If one combines this with the fact that economists at the Board are mostly pro-market supply-sided economists (economic growth is ultimately a supply-side thing), financial regulation and enforcement do not make much sense and raising rate very early in anticipation of inflation makes sense. Many economists, however, doubt that markets are efficient and that demand has no role to play in the long run.
Q12: What are no-no sentences for what the Fed does? (Will give you a zero on my assignments)
- “The Fed controls the money supply”: No, it does not, it sets an interest rate (what happens after that is up to firms and households and their desire for external funds)
- “The Fed injects reserves which lowers the interest rate” or, worse offender, “The Fed injects money which lowers interest rate”. Under normal circumstances (i.e. pre-Great Recession, which is what most people have in mind when saying this), the Fed does not proactively inject reserves, it waits for banks to ask. And, the Fed’s monetary policy never injects money, i.e. never deals directly with the public (M1).

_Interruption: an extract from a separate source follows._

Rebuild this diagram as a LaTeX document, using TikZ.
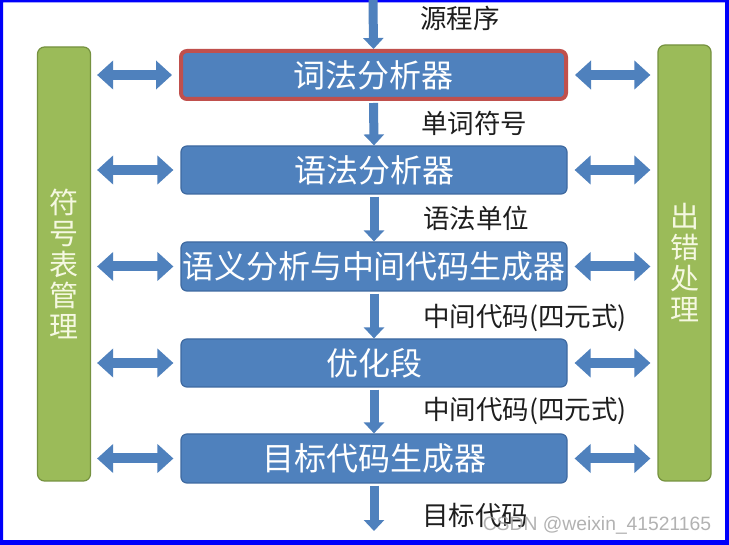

- “The Fed printed money during the financial crisis”: No it just credited account by keystroking amounts, no Federal Reserve notes were printed. More to the point, none of these funds entered the money supply, i.e. funds held by the public.
- “The Fed used taxpayers’s money during the financial crisis”: No, it just credited accounts of banks by keystroking dollar amounts.
- “Banks use reserves to buy stocks and corporate bonds”: No banks can’t do that with reserves
- “The large inflow of reserves in banks did not lead to inflation because banks did not lend the reserves or based on reserves”: No, banks do not operate that way, bank credit and amount of reserves are unrelated (see Post 10)
- “Central banks lend reserves”: No, the Fed does not lend reserves because reserves are its liability.
- “Fiscal deficits raise interest rates”: No, there was a hint about this in Post 3. More is coming in Post 6.